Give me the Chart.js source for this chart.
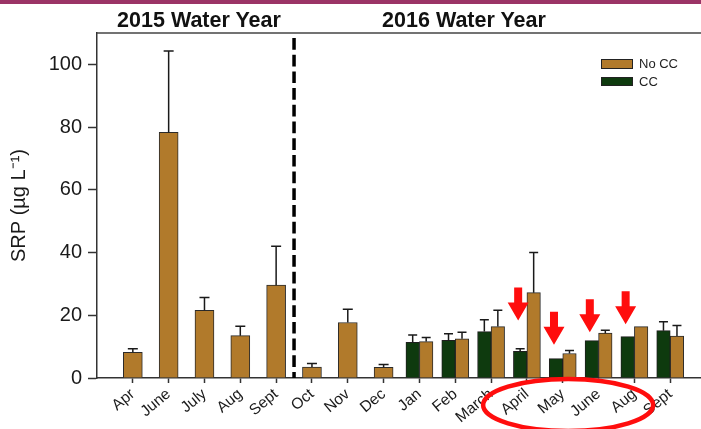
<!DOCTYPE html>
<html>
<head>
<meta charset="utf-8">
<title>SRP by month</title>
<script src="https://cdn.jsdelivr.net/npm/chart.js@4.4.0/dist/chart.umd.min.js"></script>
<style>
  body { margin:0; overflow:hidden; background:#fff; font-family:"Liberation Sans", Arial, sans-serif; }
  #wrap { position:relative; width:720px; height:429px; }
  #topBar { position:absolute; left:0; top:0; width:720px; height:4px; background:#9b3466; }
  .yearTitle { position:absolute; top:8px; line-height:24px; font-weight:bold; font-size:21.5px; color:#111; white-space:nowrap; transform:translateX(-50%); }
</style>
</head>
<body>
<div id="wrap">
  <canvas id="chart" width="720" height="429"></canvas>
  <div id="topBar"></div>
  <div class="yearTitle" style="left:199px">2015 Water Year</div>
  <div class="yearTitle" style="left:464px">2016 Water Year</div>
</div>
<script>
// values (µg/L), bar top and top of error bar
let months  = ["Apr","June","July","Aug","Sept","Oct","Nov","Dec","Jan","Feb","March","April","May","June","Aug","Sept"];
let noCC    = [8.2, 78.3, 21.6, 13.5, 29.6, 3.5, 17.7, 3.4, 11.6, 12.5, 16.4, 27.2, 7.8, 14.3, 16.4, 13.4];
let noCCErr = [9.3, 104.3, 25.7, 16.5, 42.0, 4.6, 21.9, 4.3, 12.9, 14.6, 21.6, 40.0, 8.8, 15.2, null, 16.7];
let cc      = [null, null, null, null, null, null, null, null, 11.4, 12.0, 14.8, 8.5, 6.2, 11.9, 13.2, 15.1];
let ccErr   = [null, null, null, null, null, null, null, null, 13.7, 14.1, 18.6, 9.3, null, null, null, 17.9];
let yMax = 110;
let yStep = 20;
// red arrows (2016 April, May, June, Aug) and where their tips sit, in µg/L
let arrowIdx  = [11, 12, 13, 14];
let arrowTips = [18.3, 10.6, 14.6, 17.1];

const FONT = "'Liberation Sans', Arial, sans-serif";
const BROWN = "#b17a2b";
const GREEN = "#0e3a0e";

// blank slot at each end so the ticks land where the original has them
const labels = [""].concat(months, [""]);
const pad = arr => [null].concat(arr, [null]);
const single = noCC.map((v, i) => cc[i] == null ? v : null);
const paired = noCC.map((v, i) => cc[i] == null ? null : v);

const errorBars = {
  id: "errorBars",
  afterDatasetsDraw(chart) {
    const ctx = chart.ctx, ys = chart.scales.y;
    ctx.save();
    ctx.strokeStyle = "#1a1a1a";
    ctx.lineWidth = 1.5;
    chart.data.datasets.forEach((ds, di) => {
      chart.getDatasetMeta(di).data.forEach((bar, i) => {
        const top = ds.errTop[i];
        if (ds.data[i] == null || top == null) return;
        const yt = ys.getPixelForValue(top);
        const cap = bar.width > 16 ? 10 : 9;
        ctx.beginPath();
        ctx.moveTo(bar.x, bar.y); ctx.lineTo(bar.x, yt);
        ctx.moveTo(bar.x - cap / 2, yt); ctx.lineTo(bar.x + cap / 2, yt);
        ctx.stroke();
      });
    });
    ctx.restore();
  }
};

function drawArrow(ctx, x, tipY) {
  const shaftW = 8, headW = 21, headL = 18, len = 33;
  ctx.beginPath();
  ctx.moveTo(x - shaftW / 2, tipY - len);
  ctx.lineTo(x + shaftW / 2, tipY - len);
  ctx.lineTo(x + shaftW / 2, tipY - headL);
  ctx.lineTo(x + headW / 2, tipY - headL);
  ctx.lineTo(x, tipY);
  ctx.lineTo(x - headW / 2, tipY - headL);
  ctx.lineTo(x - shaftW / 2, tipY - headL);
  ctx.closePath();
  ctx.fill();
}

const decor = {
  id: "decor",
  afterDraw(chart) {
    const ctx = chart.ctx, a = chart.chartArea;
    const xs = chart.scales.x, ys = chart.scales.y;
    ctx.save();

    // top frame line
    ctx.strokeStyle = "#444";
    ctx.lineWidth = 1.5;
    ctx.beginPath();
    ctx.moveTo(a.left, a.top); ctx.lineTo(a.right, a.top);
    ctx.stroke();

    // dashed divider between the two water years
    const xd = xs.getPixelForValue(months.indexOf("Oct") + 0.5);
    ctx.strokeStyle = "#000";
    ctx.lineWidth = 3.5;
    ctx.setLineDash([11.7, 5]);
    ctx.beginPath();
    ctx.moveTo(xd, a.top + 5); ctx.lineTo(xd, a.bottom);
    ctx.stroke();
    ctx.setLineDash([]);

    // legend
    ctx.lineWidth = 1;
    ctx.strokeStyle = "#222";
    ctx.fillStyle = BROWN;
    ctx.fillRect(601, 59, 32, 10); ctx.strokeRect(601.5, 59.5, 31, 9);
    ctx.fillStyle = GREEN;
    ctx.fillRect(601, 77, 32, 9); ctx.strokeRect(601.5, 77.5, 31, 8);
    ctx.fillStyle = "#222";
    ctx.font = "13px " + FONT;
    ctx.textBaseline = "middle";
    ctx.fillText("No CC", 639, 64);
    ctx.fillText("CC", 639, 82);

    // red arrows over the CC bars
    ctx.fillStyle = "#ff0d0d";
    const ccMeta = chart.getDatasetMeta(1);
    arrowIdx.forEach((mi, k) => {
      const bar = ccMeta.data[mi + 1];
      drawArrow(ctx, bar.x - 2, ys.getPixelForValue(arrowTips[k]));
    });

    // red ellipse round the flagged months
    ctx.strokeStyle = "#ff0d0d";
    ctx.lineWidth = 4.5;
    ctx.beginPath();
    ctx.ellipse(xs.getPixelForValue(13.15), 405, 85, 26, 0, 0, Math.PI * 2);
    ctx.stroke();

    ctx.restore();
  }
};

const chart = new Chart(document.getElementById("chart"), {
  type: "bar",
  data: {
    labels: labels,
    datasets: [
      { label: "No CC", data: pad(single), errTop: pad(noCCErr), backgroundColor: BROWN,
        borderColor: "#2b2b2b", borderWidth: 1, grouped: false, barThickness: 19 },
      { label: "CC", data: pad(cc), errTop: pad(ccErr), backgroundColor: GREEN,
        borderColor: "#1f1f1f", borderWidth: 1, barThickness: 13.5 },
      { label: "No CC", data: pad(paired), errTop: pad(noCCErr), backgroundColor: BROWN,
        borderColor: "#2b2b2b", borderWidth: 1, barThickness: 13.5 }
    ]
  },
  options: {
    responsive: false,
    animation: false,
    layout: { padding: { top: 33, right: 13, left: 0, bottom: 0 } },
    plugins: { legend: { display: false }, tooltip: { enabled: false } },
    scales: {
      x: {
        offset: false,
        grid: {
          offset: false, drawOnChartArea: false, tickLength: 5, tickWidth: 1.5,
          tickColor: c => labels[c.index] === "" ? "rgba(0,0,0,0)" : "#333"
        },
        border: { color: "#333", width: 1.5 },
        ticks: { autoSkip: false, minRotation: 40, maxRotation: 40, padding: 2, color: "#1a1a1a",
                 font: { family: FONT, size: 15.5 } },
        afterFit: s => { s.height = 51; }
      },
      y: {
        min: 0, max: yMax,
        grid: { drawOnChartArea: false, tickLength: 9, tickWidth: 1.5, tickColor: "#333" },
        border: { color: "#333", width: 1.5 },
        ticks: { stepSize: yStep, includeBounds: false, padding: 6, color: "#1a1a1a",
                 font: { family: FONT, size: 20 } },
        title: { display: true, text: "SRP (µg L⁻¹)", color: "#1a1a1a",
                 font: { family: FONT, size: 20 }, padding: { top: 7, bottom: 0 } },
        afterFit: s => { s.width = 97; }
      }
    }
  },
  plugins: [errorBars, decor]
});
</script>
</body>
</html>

Do this:
Transcribe the listing above verbatim. Omit the pictures.

Solution for this exercise:
Give me the Chart.js source for this chart.
<!DOCTYPE html>
<html>
<head>
<meta charset="utf-8">
<title>SRP by month</title>
<script src="https://cdn.jsdelivr.net/npm/chart.js@4.4.0/dist/chart.umd.min.js"></script>
<style>
  body { margin:0; overflow:hidden; background:#fff; font-family:"Liberation Sans", Arial, sans-serif; }
  #wrap { position:relative; width:720px; height:429px; }
  #topBar { position:absolute; left:0; top:0; width:720px; height:4px; background:#9b3466; }
  .yearTitle { position:absolute; top:8px; line-height:24px; font-weight:bold; font-size:21.5px; color:#111; white-space:nowrap; transform:translateX(-50%); }
</style>
</head>
<body>
<div id="wrap">
  <canvas id="chart" width="720" height="429"></canvas>
  <div id="topBar"></div>
  <div class="yearTitle" style="left:199px">2015 Water Year</div>
  <div class="yearTitle" style="left:464px">2016 Water Year</div>
</div>
<script>
// values (µg/L), bar top and top of error bar
let months  = ["Apr","June","July","Aug","Sept","Oct","Nov","Dec","Jan","Feb","March","April","May","June","Aug","Sept"];
let noCC    = [8.2, 78.3, 21.6, 13.5, 29.6, 3.5, 17.7, 3.4, 11.6, 12.5, 16.4, 27.2, 7.8, 14.3, 16.4, 13.4];
let noCCErr = [9.3, 104.3, 25.7, 16.5, 42.0, 4.6, 21.9, 4.3, 12.9, 14.6, 21.6, 40.0, 8.8, 15.2, null, 16.7];
let cc      = [null, null, null, null, null, null, null, null, 11.4, 12.0, 14.8, 8.5, 6.2, 11.9, 13.2, 15.1];
let ccErr   = [null, null, null, null, null, null, null, null, 13.7, 14.1, 18.6, 9.3, null, null, null, 17.9];
let yMax = 110;
let yStep = 20;
// red arrows (2016 April, May, June, Aug) and where their tips sit, in µg/L
let arrowIdx  = [11, 12, 13, 14];
let arrowTips = [18.3, 10.6, 14.6, 17.1];

const FONT = "'Liberation Sans', Arial, sans-serif";
const BROWN = "#b17a2b";
const GREEN = "#0e3a0e";

// blank slot at each end so the ticks land where the original has them
const labels = [""].concat(months, [""]);
const pad = arr => [null].concat(arr, [null]);
const single = noCC.map((v, i) => cc[i] == null ? v : null);
const paired = noCC.map((v, i) => cc[i] == null ? null : v);

const errorBars = {
  id: "errorBars",
  afterDatasetsDraw(chart) {
    const ctx = chart.ctx, ys = chart.scales.y;
    ctx.save();
    ctx.strokeStyle = "#1a1a1a";
    ctx.lineWidth = 1.5;
    chart.data.datasets.forEach((ds, di) => {
      chart.getDatasetMeta(di).data.forEach((bar, i) => {
        const top = ds.errTop[i];
        if (ds.data[i] == null || top == null) return;
        const yt = ys.getPixelForValue(top);
        const cap = bar.width > 16 ? 10 : 9;
        ctx.beginPath();
        ctx.moveTo(bar.x, bar.y); ctx.lineTo(bar.x, yt);
        ctx.moveTo(bar.x - cap / 2, yt); ctx.lineTo(bar.x + cap / 2, yt);
        ctx.stroke();
      });
    });
    ctx.restore();
  }
};

function drawArrow(ctx, x, tipY) {
  const shaftW = 8, headW = 21, headL = 18, len = 33;
  ctx.beginPath();
  ctx.moveTo(x - shaftW / 2, tipY - len);
  ctx.lineTo(x + shaftW / 2, tipY - len);
  ctx.lineTo(x + shaftW / 2, tipY - headL);
  ctx.lineTo(x + headW / 2, tipY - headL);
  ctx.lineTo(x, tipY);
  ctx.lineTo(x - headW / 2, tipY - headL);
  ctx.lineTo(x - shaftW / 2, tipY - headL);
  ctx.closePath();
  ctx.fill();
}

const decor = {
  id: "decor",
  afterDraw(chart) {
    const ctx = chart.ctx, a = chart.chartArea;
    const xs = chart.scales.x, ys = chart.scales.y;
    ctx.save();

    // top frame line
    ctx.strokeStyle = "#444";
    ctx.lineWidth = 1.5;
    ctx.beginPath();
    ctx.moveTo(a.left, a.top); ctx.lineTo(a.right, a.top);
    ctx.stroke();

    // dashed divider between the two water years
    const xd = xs.getPixelForValue(months.indexOf("Oct") + 0.5);
    ctx.strokeStyle = "#000";
    ctx.lineWidth = 3.5;
    ctx.setLineDash([11.7, 5]);
    ctx.beginPath();
    ctx.moveTo(xd, a.top + 5); ctx.lineTo(xd, a.bottom);
    ctx.stroke();
    ctx.setLineDash([]);

    // legend
    ctx.lineWidth = 1;
    ctx.strokeStyle = "#222";
    ctx.fillStyle = BROWN;
    ctx.fillRect(601, 59, 32, 10); ctx.strokeRect(601.5, 59.5, 31, 9);
    ctx.fillStyle = GREEN;
    ctx.fillRect(601, 77, 32, 9); ctx.strokeRect(601.5, 77.5, 31, 8);
    ctx.fillStyle = "#222";
    ctx.font = "13px " + FONT;
    ctx.textBaseline = "middle";
    ctx.fillText("No CC", 639, 64);
    ctx.fillText("CC", 639, 82);

    // red arrows over the CC bars
    ctx.fillStyle = "#ff0d0d";
    const ccMeta = chart.getDatasetMeta(1);
    arrowIdx.forEach((mi, k) => {
      const bar = ccMeta.data[mi + 1];
      drawArrow(ctx, bar.x - 2, ys.getPixelForValue(arrowTips[k]));
    });

    // red ellipse round the flagged months
    ctx.strokeStyle = "#ff0d0d";
    ctx.lineWidth = 4.5;
    ctx.beginPath();
    ctx.ellipse(xs.getPixelForValue(13.15), 405, 85, 26, 0, 0, Math.PI * 2);
    ctx.stroke();

    ctx.restore();
  }
};

const chart = new Chart(document.getElementById("chart"), {
  type: "bar",
  data: {
    labels: labels,
    datasets: [
      { label: "No CC", data: pad(single), errTop: pad(noCCErr), backgroundColor: BROWN,
        borderColor: "#2b2b2b", borderWidth: 1, grouped: false, barThickness: 19 },
      { label: "CC", data: pad(cc), errTop: pad(ccErr), backgroundColor: GREEN,
        borderColor: "#1f1f1f", borderWidth: 1, barThickness: 13.5 },
      { label: "No CC", data: pad(paired), errTop: pad(noCCErr), backgroundColor: BROWN,
        borderColor: "#2b2b2b", borderWidth: 1, barThickness: 13.5 }
    ]
  },
  options: {
    responsive: false,
    animation: false,
    layout: { padding: { top: 33, right: 13, left: 0, bottom: 0 } },
    plugins: { legend: { display: false }, tooltip: { enabled: false } },
    scales: {
      x: {
        offset: false,
        grid: {
          offset: false, drawOnChartArea: false, tickLength: 5, tickWidth: 1.5,
          tickColor: c => labels[c.index] === "" ? "rgba(0,0,0,0)" : "#333"
        },
        border: { color: "#333", width: 1.5 },
        ticks: { autoSkip: false, minRotation: 40, maxRotation: 40, padding: 2, color: "#1a1a1a",
                 font: { family: FONT, size: 15.5 } },
        afterFit: s => { s.height = 51; }
      },
      y: {
        min: 0, max: yMax,
        grid: { drawOnChartArea: false, tickLength: 9, tickWidth: 1.5, tickColor: "#333" },
        border: { color: "#333", width: 1.5 },
        ticks: { stepSize: yStep, includeBounds: false, padding: 6, color: "#1a1a1a",
                 font: { family: FONT, size: 20 } },
        title: { display: true, text: "SRP (µg L⁻¹)", color: "#1a1a1a",
                 font: { family: FONT, size: 20 }, padding: { top: 7, bottom: 0 } },
        afterFit: s => { s.width = 97; }
      }
    }
  },
  plugins: [errorBars, decor]
});
</script>
</body>
</html>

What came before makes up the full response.